# Roofing advice



## whitehalljoe (Apr 19, 2001)

I have a hunting cabin in the Lake City area that needs a new roof. Flatter roof(less than 4x12 pitch) with 3 layers rolled roofing to be removed. About 2000 sq. ft. of surface. Should I go with shingles or metal and how do I find a good roofer in that area?


----------



## HunterZ (Jan 1, 2005)

Below 4/12 you have specific installation instructions per the state and any manufacturer. The state and most shingle manufacturers state you can shingle down to 2/12 with specific underlayment ( waterPROFFING). There are some newer rolled products that are easy to install and carry a warranty unlike regular roled rofing. Certainteed's "peal and Stick" *SA Flintlastic* product is very good and the instructions are eazy to follow. This is commercial type product made for Residences and commercial buildings. Call you local lumber yard or roofing ditributor and ask for someone who specializes in "low Slope Roofing".


----------



## tdejong302 (Nov 28, 2004)

Metal and do it yourself. Goes on quick and looks good. Can go right over the rolled roofing.


----------



## Paul Thompson (Jul 16, 2007)

Look into a rubber roof, last forever, maintenance free. I had one done and it was slick.,


----------



## outdoor junkie (Sep 16, 2003)

They say you can go over your exising roof with some metal roofing, but I would not.
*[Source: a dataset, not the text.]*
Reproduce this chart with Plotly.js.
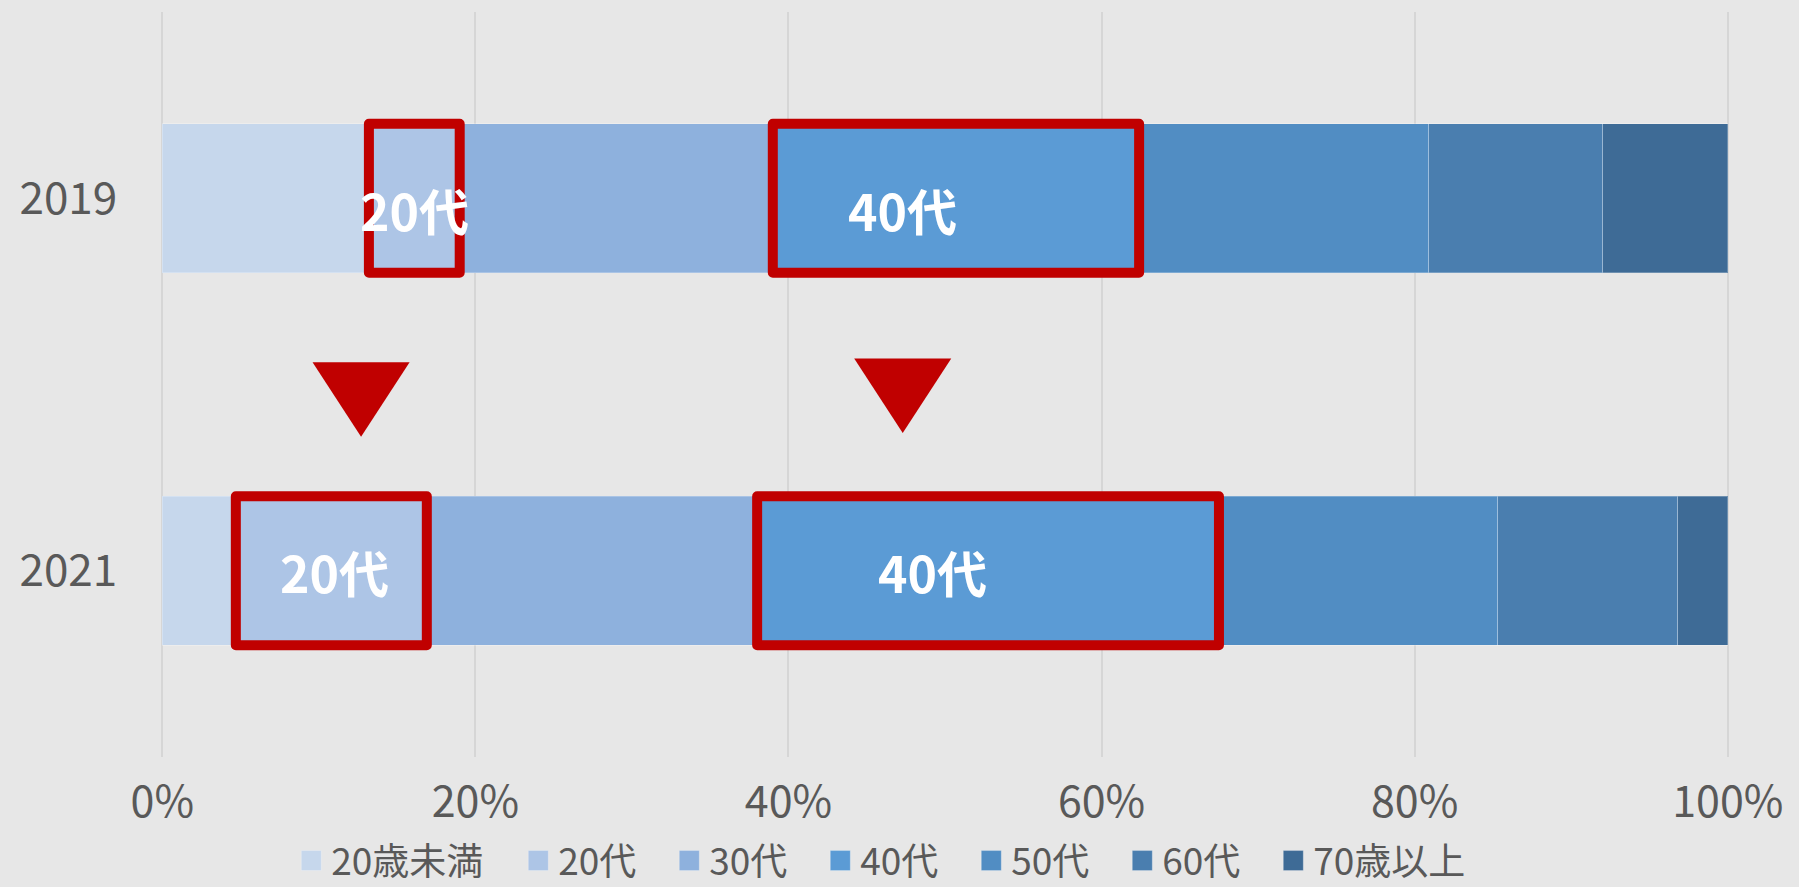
<!DOCTYPE html>
<html>
<head>
<meta charset="utf-8">
<script src="https://cdn.plot.ly/plotly-3.0.1.min.js"></script>
<style>
  html, body { margin: 0; padding: 0; background: #E7E7E7; }
  #chart { width: 1799px; height: 887px; }
</style>
</head>
<body>
<div id="chart"></div>
<script>
// ---- data ----
const categories = ['2019', '2021'];
const ageGroups = ['20歳未満', '20代', '30代', '40代', '50代', '60代', '70歳以上'];
const share2019 = [13.2, 5.8, 20.0, 23.4, 18.5, 11.1, 8.0];
const share2021 = [4.7, 12.2, 21.1, 29.5, 17.8, 11.5, 3.2];
const xTickVals = [0, 20, 40, 60, 80, 100];
const xTickLabels = ['0%', '20%', '40%', '60%', '80%', '100%'];
const highlightGroups = ['20代', '40代'];
// label x positions (percent) for highlight labels, per year [2019, 2021]
const labelX = { '20代': [16.1, 11.0], '40代': [47.3, 49.2] };
// down arrows between years (percent centres)
const arrowX = [12.7, 47.3];

// ---- style ----
const colors = ['#C6D7EC', '#ADC5E6', '#8EB1DD', '#5B9BD5', '#518DC3', '#4A7EAF', '#3E6B96'];
const legendWidths = [182, 106, 106, 106, 106, 106, 160];
const textColor = '#595959';
const fontFam = '"Noto Sans CJK JP", "Noto Sans", sans-serif';
const barWidth = 0.4;

const seriesByYear = [share2019, share2021];

const traces = ageGroups.map((g, i) => ({
  type: 'bar',
  orientation: 'h',
  name: g,
  y: categories,
  x: seriesByYear.map(s => s[i]),
  marker: { color: colors[i], line: { color: 'rgba(255,255,255,0.25)', width: 1 } },
  width: barWidth,
  legendwidth: legendWidths[i],
  hoverinfo: 'skip'
}));

// cumulative boundaries
function bounds(series, idx) {
  let start = 0;
  for (let k = 0; k < idx; k++) start += series[k];
  return [start, start + series[idx]];
}

const shapes = [];
const annotations = [];
categories.forEach((cat, ci) => {
  highlightGroups.forEach(g => {
    const gi = ageGroups.indexOf(g);
    const [x0, x1] = bounds(seriesByYear[ci], gi);
    shapes.push({
      type: 'rect', xref: 'x', yref: 'y',
      x0: x0, x1: x1, y0: ci - barWidth / 2, y1: ci + barWidth / 2,
      line: { color: '#C00000', width: 10 },
      fillcolor: 'rgba(0,0,0,0)', layer: 'above'
    });
    annotations.push({
      xref: 'x', yref: 'y', x: labelX[g][ci], y: ci + (ci === 0 ? 0.03 : 0.0),
      text: '<b>' + g + '</b>', showarrow: false,
      font: { family: fontFam, size: 50, color: '#FFFFFF' },
      xanchor: 'center', yanchor: 'middle'
    });
  });
});

// down triangles
const arrowTop = [0.44, 0.43];
const arrowTip = [0.64, 0.63];
const arrowHalf = 3.1;
arrowX.forEach((ax, i) => {
  shapes.push({
    type: 'path', xref: 'x', yref: 'y',
    path: `M ${ax - arrowHalf},${arrowTop[i]} L ${ax + arrowHalf},${arrowTop[i]} L ${ax},${arrowTip[i]} Z`,
    fillcolor: '#C00000', line: { width: 0 }, layer: 'above'
  });
});

const layout = {
  width: 1799, height: 887,
  paper_bgcolor: '#E7E7E7', plot_bgcolor: '#E7E7E7',
  margin: { l: 161, r: 70, t: 12, b: 130, autoexpand: false },
  barmode: 'stack',
  bargap: 0.6,
  font: { family: fontFam, color: textColor },
  xaxis: {
    range: [-0.08, 100.08], tickvals: xTickVals, ticktext: xTickLabels,
    showgrid: true, gridcolor: '#D6D6D6', gridwidth: 2, zeroline: false,
    showline: false, ticks: 'outside', ticklen: 7, tickcolor: 'rgba(0,0,0,0)',
    tickfont: { family: fontFam, size: 43, color: textColor }, fixedrange: true,
    automargin: false
  },
  yaxis: {
    type: 'category', categoryarray: categories, categoryorder: 'array',
    range: [1.5, -0.5],
    showgrid: false, zeroline: false, showline: false,
    ticks: 'outside', ticklen: 34, tickcolor: 'rgba(0,0,0,0)',
    tickfont: { family: fontFam, size: 44, color: textColor }, fixedrange: true,
    automargin: false
  },
  showlegend: true,
  legend: {
    orientation: 'h', traceorder: 'normal',
    x: 0.4616, xanchor: 'center',
    yref: 'container', y: 0, yanchor: 'bottom',
    font: { family: fontFam, size: 37, color: textColor },
    bgcolor: 'rgba(0,0,0,0)'
  },
  shapes: shapes,
  annotations: annotations,
  hovermode: false
};

Plotly.newPlot('chart', traces, layout, { displayModeBar: false, staticPlot: true }).then(() => {
  document.querySelectorAll('.legend .legendpoints path').forEach(p => {
    p.setAttribute('d', 'M10,10H-10V-10H10Z');
  });
  document.querySelectorAll('.shapelayer path').forEach(p => {
    p.style.strokeLinejoin = 'round';
  });
  // nudge legend slightly lower, as in the reference
  const lg = document.querySelector('g.legend');
  if (lg) {
    const t = lg.getAttribute('transform') || '';
    const m = t.match(/translate\(\s*([-\d.]+)[ ,]+([-\d.]+)\s*\)/);
    if (m) lg.setAttribute('transform', `translate(${parseFloat(m[1])},${parseFloat(m[2]) + 5})`);
  }
});
</script>
</body>
</html>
That stuff moves ever so slightly with weather changes and in my opinion will rub through over time and cause major problems, tear off the old first and put the correct underlayment on. Also if you decide to go rubber, make sure you get a complete glue in and not a bar system, as they never last. But with a 4/12 you will be fine with a asphalt shingle. And you should get the entire life expectancy out of them. If you have alot of debris fall on your roof(ie. pine needles amd leafs) just broom or spray them off periodically so it doest stay wet, especially in the valleys where they like to build up. Good luck.


----------



## Big Reds (Oct 14, 2007)

Laminate, dimensional, archetectural (same shingle different names) would be your best bet for your roof. Check with the local supply houses or lumber yards for a good roofer. Make sure to get referalls.


----------



## whitehalljoe (Apr 19, 2001)

Thanks for all the info guys. I knew that there would be people here who know more than the average guy and could help me.


----------



## outdoor junkie (Sep 16, 2003)

If you go with someone, please make sure they're licensed and insured. Because the hacks who aren't are killing us legitimate ones.:rant:


----------



## whitehalljoe (Apr 19, 2001)

Does anyone have information or experience with metal roofs compared to shingles?


----------



## UNREEL (Jun 8, 2007)

outdoor junkie said:


> If you go with someone, please make sure they're licensed and insured. Because the hacks who aren't are killing us legitimate ones.:rant:


----------



## ESOX (Nov 20, 2000)

A properly installed double lock standing seam roof with either a Kynar or Hylar coating can be expected to last for decades with little cosmetic degredation, and no loss of watertight integrity. Copper double lock systems can last for centuries. Snap lock systems, while much less expensive to install, are junk IMHO. The failure points on snap lock systems are too numerous to list in one post.


----------



## eddiejohn4 (Dec 23, 2005)

Metal is the way to go. Esox has said it all.


----------



## fishenrg (Jan 9, 2008)

eddiejohn4 said:


> Metal is the way to go. Esox has said it all.


 


Anybody that knows roofing see the price difference between shingles and metal decreasing because of rising oil prices? Just curious.


----------



## outdoor junkie (Sep 16, 2003)

fishenrg said:


> Anybody that knows roofing see the price difference between shingles and metal decreasing because of rising oil prices? Just curious.


Yes asphaly shingles are going crazy. Price from my wholesaler has almost doubled from the beginning of the year to now. You are going to start seeing alot more metal roofs.


----------